→ Data segment
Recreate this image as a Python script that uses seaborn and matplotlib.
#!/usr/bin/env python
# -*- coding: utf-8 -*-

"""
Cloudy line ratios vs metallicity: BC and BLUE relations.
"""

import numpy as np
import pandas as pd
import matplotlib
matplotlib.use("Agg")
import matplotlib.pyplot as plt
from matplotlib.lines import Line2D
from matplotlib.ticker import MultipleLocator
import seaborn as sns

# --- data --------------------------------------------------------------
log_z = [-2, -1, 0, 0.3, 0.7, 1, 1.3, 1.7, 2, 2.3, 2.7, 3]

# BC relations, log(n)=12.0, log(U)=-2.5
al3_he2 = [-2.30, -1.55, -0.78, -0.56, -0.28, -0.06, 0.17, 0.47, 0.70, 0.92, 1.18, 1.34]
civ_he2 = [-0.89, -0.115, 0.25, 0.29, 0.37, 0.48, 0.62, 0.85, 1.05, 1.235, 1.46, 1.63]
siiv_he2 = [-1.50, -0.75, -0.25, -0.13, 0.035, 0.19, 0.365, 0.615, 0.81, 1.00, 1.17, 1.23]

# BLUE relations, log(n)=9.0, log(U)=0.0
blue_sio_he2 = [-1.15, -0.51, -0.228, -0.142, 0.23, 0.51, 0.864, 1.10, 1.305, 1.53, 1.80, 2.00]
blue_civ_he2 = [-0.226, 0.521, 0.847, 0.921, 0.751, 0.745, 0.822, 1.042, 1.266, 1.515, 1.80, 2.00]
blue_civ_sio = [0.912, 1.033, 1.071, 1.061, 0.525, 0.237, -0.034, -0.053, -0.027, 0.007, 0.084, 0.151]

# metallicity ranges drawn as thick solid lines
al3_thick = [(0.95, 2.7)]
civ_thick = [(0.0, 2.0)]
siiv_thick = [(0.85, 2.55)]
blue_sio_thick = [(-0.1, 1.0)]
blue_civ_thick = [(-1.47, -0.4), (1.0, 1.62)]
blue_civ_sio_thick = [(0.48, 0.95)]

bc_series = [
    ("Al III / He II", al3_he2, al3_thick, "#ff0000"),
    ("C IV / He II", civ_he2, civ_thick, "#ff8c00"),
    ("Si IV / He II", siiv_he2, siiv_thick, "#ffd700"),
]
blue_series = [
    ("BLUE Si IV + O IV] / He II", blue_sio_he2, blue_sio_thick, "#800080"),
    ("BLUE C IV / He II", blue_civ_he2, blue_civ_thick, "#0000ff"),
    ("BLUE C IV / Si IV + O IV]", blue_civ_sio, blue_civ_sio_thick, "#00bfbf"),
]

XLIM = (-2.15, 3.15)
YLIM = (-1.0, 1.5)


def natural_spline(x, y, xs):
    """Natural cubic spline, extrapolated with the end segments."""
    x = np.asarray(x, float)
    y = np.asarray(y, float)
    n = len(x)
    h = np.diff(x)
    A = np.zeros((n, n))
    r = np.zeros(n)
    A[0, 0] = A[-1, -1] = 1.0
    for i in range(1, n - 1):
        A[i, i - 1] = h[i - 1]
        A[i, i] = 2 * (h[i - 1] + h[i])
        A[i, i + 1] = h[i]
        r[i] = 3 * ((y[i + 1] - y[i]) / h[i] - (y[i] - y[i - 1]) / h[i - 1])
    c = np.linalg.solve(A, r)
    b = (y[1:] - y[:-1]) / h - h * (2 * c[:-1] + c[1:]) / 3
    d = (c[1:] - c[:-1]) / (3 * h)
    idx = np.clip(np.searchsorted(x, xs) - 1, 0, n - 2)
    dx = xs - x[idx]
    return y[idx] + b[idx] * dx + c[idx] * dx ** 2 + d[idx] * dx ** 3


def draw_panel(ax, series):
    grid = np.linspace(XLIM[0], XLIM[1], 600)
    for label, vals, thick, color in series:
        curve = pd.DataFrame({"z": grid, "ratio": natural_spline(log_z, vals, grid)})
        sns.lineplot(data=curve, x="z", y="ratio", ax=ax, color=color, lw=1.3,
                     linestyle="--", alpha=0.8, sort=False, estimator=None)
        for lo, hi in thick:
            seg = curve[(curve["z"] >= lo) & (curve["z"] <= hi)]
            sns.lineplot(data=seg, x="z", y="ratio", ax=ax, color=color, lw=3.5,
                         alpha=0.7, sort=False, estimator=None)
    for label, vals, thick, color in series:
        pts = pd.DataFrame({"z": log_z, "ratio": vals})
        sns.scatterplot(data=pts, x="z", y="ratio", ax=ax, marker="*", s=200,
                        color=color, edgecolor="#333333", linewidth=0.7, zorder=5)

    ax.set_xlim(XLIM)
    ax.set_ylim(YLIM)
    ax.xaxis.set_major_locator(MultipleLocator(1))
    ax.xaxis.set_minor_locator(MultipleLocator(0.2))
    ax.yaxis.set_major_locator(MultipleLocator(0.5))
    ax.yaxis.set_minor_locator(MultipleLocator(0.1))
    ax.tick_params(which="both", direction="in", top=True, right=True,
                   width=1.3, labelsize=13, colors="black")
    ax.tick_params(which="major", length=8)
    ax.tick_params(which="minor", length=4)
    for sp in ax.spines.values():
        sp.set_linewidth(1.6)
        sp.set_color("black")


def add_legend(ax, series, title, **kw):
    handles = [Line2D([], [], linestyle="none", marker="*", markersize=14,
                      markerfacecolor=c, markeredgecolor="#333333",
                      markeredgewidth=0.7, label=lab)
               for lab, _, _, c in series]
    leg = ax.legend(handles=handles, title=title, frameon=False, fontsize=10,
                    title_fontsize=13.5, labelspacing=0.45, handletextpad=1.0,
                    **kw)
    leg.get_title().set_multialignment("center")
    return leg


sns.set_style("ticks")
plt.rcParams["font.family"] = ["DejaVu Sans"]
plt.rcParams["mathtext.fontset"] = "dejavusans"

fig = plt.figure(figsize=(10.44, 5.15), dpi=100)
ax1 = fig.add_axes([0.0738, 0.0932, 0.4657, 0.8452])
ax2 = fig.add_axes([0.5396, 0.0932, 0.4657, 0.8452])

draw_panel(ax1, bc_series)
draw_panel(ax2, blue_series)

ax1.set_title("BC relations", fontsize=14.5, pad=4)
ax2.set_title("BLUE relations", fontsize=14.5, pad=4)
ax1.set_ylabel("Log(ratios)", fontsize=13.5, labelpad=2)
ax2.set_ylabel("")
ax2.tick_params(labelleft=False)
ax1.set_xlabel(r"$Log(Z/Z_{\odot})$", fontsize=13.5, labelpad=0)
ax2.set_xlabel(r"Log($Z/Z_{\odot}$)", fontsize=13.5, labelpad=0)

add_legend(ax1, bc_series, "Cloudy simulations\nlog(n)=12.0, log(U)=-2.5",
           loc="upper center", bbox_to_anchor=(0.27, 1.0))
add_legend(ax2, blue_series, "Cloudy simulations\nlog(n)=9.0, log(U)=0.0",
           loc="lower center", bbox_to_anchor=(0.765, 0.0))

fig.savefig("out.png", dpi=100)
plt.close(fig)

→ Exercise goal
In the listing above, please print only the lines from the first one to the line where "2.3, 2.7, 3]" appears, exactly as written, both of those lines included.

→ The output
Recreate this image as a Python script that uses seaborn and matplotlib.
#!/usr/bin/env python
# -*- coding: utf-8 -*-

"""
Cloudy line ratios vs metallicity: BC and BLUE relations.
"""

import numpy as np
import pandas as pd
import matplotlib
matplotlib.use("Agg")
import matplotlib.pyplot as plt
from matplotlib.lines import Line2D
from matplotlib.ticker import MultipleLocator
import seaborn as sns

# --- data --------------------------------------------------------------
log_z = [-2, -1, 0, 0.3, 0.7, 1, 1.3, 1.7, 2, 2.3, 2.7, 3]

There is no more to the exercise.